Challenge — State how many lines of the entries include the string "this", please, leaving out everything but the number.
Begin Record extracts
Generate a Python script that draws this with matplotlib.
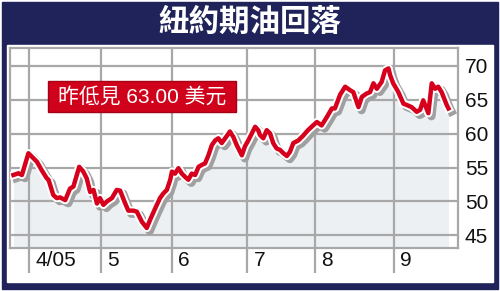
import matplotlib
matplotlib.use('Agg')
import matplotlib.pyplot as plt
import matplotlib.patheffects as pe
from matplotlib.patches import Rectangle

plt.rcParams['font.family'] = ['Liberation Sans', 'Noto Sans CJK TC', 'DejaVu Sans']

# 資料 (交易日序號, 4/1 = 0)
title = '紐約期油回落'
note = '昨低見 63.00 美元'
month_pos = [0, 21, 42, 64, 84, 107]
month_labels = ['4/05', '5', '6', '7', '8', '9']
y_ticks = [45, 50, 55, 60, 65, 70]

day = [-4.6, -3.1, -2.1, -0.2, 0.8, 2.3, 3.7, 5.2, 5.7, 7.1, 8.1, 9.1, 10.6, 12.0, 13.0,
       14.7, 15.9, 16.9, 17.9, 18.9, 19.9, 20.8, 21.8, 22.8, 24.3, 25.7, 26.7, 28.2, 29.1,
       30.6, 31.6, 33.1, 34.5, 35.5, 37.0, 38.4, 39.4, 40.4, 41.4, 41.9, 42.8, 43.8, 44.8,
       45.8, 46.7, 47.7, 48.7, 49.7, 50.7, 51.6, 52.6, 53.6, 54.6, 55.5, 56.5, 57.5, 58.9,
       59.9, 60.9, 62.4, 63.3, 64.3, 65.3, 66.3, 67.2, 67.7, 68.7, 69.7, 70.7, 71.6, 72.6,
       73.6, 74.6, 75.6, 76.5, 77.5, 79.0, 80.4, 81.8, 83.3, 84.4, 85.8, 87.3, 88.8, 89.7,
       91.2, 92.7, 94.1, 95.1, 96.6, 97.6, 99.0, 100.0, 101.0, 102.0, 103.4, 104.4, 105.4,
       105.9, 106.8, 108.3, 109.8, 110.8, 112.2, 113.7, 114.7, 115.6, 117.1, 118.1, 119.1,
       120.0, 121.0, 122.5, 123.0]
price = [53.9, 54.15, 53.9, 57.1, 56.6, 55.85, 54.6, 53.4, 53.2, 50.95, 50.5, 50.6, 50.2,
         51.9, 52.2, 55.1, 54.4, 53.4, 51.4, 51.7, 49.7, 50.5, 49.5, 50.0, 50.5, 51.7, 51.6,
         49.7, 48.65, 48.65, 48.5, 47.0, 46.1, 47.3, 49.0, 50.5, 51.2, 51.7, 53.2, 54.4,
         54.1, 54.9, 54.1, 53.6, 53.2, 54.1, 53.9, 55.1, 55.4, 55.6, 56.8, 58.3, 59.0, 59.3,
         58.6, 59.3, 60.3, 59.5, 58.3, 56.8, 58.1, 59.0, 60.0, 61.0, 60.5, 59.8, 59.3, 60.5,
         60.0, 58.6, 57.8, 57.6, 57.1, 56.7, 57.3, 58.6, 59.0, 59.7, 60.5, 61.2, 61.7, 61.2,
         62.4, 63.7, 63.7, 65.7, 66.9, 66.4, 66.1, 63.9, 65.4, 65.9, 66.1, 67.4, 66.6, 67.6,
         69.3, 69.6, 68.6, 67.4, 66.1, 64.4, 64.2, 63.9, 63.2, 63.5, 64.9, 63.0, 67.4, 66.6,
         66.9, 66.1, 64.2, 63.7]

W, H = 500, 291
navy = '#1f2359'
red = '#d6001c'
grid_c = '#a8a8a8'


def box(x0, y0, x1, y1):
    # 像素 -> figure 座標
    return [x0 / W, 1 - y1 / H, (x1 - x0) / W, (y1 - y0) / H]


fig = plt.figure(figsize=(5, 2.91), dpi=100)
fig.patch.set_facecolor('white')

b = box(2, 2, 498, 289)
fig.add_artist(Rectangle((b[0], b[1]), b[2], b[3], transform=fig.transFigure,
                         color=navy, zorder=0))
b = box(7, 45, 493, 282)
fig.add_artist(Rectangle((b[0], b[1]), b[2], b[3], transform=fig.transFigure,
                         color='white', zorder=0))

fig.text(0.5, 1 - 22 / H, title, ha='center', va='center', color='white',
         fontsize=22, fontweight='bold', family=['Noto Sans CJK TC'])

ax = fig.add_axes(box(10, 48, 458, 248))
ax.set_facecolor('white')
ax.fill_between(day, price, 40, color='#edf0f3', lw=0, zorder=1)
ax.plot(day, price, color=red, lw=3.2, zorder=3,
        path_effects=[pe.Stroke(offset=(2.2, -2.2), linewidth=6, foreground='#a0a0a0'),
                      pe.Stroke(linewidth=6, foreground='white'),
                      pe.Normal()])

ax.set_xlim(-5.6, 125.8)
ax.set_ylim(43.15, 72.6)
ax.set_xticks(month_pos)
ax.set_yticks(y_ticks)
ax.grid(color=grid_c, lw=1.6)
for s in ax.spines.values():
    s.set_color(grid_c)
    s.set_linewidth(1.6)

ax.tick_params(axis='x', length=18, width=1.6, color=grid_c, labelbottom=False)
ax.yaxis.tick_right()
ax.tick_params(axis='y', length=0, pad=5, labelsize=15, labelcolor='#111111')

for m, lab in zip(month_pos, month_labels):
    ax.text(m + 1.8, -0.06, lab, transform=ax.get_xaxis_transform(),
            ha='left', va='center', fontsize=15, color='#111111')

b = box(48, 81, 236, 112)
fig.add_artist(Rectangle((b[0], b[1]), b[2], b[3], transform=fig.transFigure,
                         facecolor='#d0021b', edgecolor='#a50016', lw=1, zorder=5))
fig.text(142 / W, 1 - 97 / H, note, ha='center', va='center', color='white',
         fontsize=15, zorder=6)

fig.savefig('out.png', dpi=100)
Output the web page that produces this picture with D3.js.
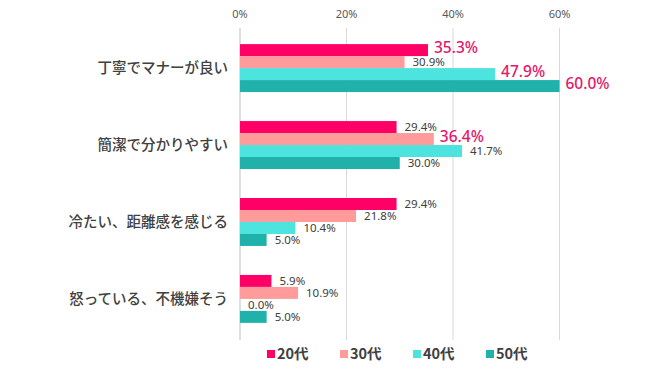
End Record extracts
Expected answer — 2